Mamma's Words to a very little Child, (Guillaume,) is surely not the work of one who has had much to do with children; neither can we commend the theology of the writer.

A Pocket Manual of Prayer, (Masters,) contains the offices for the "Hours" and a few other well selected special devotions.

The Sum of the Catholic Faith, is upon the same ancient model; and is taken immediately from Bishop Cosins' " Devotions."

A Selection from the Sermons and Poetical Remains of the Rev. G. J. CORNISH has been published at the request of friends as a tribute to his memory. (Mozleys.) But their circulation, we feel sure, will not be confined to any such limited circle; they will be read with pleasure by numbers who were strangers to the author in the flesh. The poetry upon the whole seems to us preferable to the prose.

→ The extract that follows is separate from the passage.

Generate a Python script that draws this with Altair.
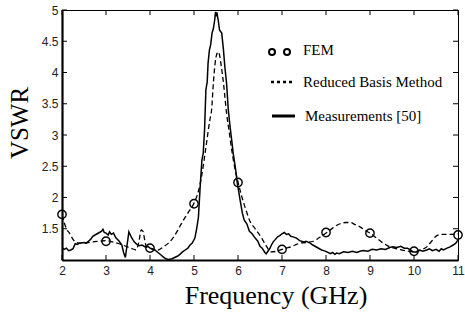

The BISHOP OF LLANDAFF, we are glad to perceive, is acting vigorously on his Archdeacon's letter, and has already held two meetings in the diocese, with the view of raising funds for the supply of the alarming spiritual destitution which exists there. The Substance of the Speeches delivered on these occasions is now embodied in a pamphlet, and published by Mr. J. W. Parker. We trust that the plan will be largely and generally supported.

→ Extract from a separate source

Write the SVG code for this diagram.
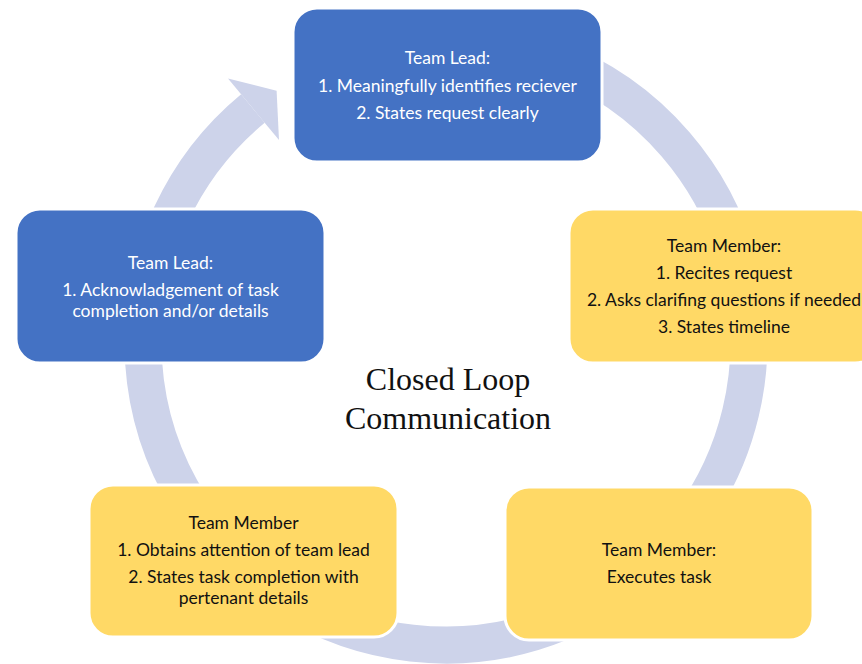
<svg xmlns="http://www.w3.org/2000/svg" width="862" height="664" viewBox="0 0 862 664">
<style>
.box{stroke:#ffffff;stroke-width:3}
.blue{fill:#4472C4}
.gold{fill:#FFD966}
.t{font-family:Lato,"Liberation Sans",sans-serif;font-size:17.5px;text-anchor:middle}
.tw{fill:#ffffff}
.tk{fill:#111111}
.title{font-family:"Liberation Serif","Times New Roman",serif;font-size:32px;text-anchor:middle;fill:#111111}
</style>
<rect width="862" height="664" fill="#ffffff"/>
<g id="connectors">
<path d="M 419.6 40.2 A 303 303 0 1 1 252.9 108.5" fill="none" stroke="#CDD3EA" stroke-width="37"/>
<polygon points="228,78.5 276.6,90.8 279,140.1" fill="#CDD3EA"/>
</g>
<g id="title">
<text class="title" x="448" y="390">Closed Loop</text>
<text class="title" x="448" y="429">Communication</text>
</g>
<g id="node-lead-request">
<rect class="box blue" x="293" y="8" width="309" height="154" rx="24"/>
<text class="t tw" x="447.5" y="64">Team Lead:</text>
<text class="t tw" x="447.5" y="92">1. Meaningfully identifies reciever</text>
<text class="t tw" x="447.5" y="119">2. States request clearly</text>
</g>
<g id="node-member-recite">
<rect class="box gold" x="569" y="209" width="310" height="154" rx="24"/>
<text class="t tk" x="724" y="252">Team Member:</text>
<text class="t tk" x="724" y="279">1. Recites request</text>
<text class="t tk" x="724" y="306">2. Asks clarifing questions if needed</text>
<text class="t tk" x="724" y="333">3. States timeline</text>
</g>
<g id="node-member-execute">
<rect class="box gold" x="505" y="487" width="308" height="153" rx="24"/>
<text class="t tk" x="659" y="556">Team Member:</text>
<text class="t tk" x="659" y="583">Executes task</text>
</g>
<g id="node-member-report">
<rect class="box gold" x="89" y="485" width="309" height="152" rx="24"/>
<text class="t tk" x="243.5" y="529">Team Member</text>
<text class="t tk" x="243.5" y="556">1. Obtains attention of team lead</text>
<text class="t tk" x="243.5" y="583">2. States task completion with</text>
<text class="t tk" x="243.5" y="604">pertenant details</text>
</g>
<g id="node-lead-ack">
<rect class="box blue" x="16" y="209" width="309" height="154" rx="24"/>
<text class="t tw" x="170.5" y="269">Team Lead:</text>
<text class="t tw" x="170.5" y="296">1. Acknowladgement of task</text>
<text class="t tw" x="170.5" y="317">completion and/or details</text>
</g>
</svg>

Mr. HEATHCOTE has published a sermon on a very important subject-the Laws of our knowledge of Doctrinal Truth. (J. H. Parker.) It is a comment on our LORD's Words-so often quoted, and so difficult safely to apply-" If any man will do His will, he shall know of the doctrine, whether it be of GOD." They are treated in a sound and philosophical manner; and several thoughts of comfort are suggested in reference to our present unhappy divisions.

Dr. Mc Neile has had a very just reprimand addressed to him on the subject of his correspondence with Archdeacon Wilberforce, in a letter by the Rev. R. F. LAWRENCE. (Oxford: Vincent.) Were persons like Dr. Mc Neile at all open to reason, or could we believe that there was any common ground of appeal with them, such a reply might have some effect with him. As it is, the only use can be (but that of course is a most important one) in opening the eyes of Churchmen generally to the very inconsistent position occupied by the evangelical party.

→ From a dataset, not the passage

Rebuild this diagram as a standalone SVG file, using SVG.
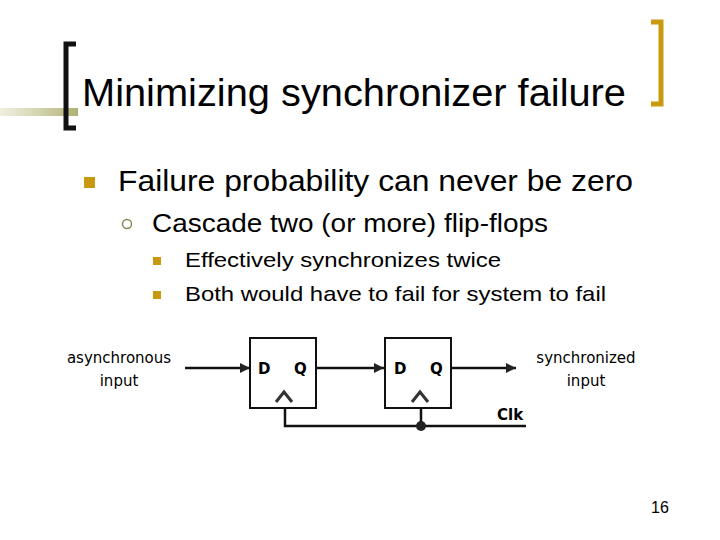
<svg xmlns="http://www.w3.org/2000/svg" width="720" height="540" viewBox="0 0 720 540">
<defs>
<linearGradient id="bar" x1="0" x2="1" y1="0" y2="0"><stop offset="0" stop-color="#c8c898" stop-opacity="0.3"/><stop offset="1" stop-color="#b0b070"/></linearGradient>
<marker id="ar" viewBox="0 0 10 10" refX="10" refY="5" markerWidth="5" markerHeight="4" orient="auto"><path d="M0,0L10,5L0,10z" fill="#222"/></marker>
<style>
.t{font-family:"Liberation Sans",Arial,sans-serif;fill:#000}
.d{font-family:"DejaVu Sans",sans-serif;fill:#000}
.b{fill:#c8990f}
.w{stroke:#111;stroke-width:2.5;fill:none}
.box{stroke:#111;stroke-width:2;fill:#fff}
</style>
</defs>
<rect width="720" height="540" fill="#fff"/>
<g id="title">
<rect x="0" y="108" width="78" height="8" fill="url(#bar)"/>
<path d="M76,44H66V128H76" fill="none" stroke="#111" stroke-width="5"/>
<path d="M651,22H661V104H651" fill="none" stroke="#c9990f" stroke-width="5"/>
<text class="t" x="82" y="106" font-size="38" textLength="544" lengthAdjust="spacingAndGlyphs">Minimizing synchronizer failure</text>
</g>
<g id="bullets">
<rect class="b" x="84" y="177" width="11" height="11"/>
<text class="t" x="118" y="191" font-size="29" textLength="515" lengthAdjust="spacingAndGlyphs">Failure probability can never be zero</text>
<circle cx="127" cy="224" r="4.5" fill="none" stroke="#8a8a50" stroke-width="1.5"/>
<text class="t" x="152" y="232" font-size="25" textLength="396" lengthAdjust="spacingAndGlyphs">Cascade two (or more) flip-flops</text>
<rect class="b" x="153" y="257" width="8" height="8"/>
<text class="t" x="185" y="267" font-size="21" textLength="316" lengthAdjust="spacingAndGlyphs">Effectively synchronizes twice</text>
<rect class="b" x="153" y="291" width="8" height="8"/>
<text class="t" x="185" y="301" font-size="21" textLength="421" lengthAdjust="spacingAndGlyphs">Both would have to fail for system to fail</text>
</g>
<g id="connectors">
<line class="w" x1="185" y1="368" x2="250" y2="368" marker-end="url(#ar)"/>
<line class="w" x1="316" y1="368" x2="384" y2="368" marker-end="url(#ar)"/>
<line class="w" x1="451" y1="368" x2="516" y2="368" marker-end="url(#ar)"/>
<path class="w" d="M285,408V426H526"/>
<line class="w" x1="421" y1="408" x2="421" y2="426"/>
<circle cx="421" cy="426" r="5" fill="#222"/>
</g>
<g id="ff1">
<rect class="box" x="250" y="338" width="66" height="70"/>
<text class="d" x="258" y="374" font-size="15" font-weight="bold">D</text>
<text class="d" x="294" y="374" font-size="15" font-weight="bold">Q</text>
<path d="M276,402L284,392L292,402" fill="none" stroke="#333" stroke-width="3"/>
</g>
<g id="ff2">
<rect class="box" x="385" y="338" width="66" height="70"/>
<text class="d" x="394" y="374" font-size="15" font-weight="bold">D</text>
<text class="d" x="430" y="374" font-size="15" font-weight="bold">Q</text>
<path d="M412,402L420,392L428,402" fill="none" stroke="#333" stroke-width="3"/>
</g>
<g id="labels">
<text class="d" x="119" y="363" font-size="15" text-anchor="middle">asynchronous</text>
<text class="d" x="119" y="386" font-size="15" text-anchor="middle">input</text>
<text class="d" x="586" y="363" font-size="15" text-anchor="middle">synchronized</text>
<text class="d" x="586" y="386" font-size="15" text-anchor="middle">input</text>
<text class="d" x="497" y="420" font-size="15" font-weight="bold">Clk</text>
<text class="t" x="651" y="513" font-size="16">16</text>
</g>
</svg>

Dr. PUSEY has published a Postscript to his Letter to Mr. Richards on Confession, in which he entirely disposes of Mr. Maskell's arguments and of the little apparent advantage which Mr. Maskell had seemed to gain over him. He has also in the press, it appears, a reply to Mr. Dodsworth's most unkind and inconsiderate letter, but which he thought it right to postpone, as involving charges that were mainly personal, to the vindication of the public Christian Ordinance of absolution.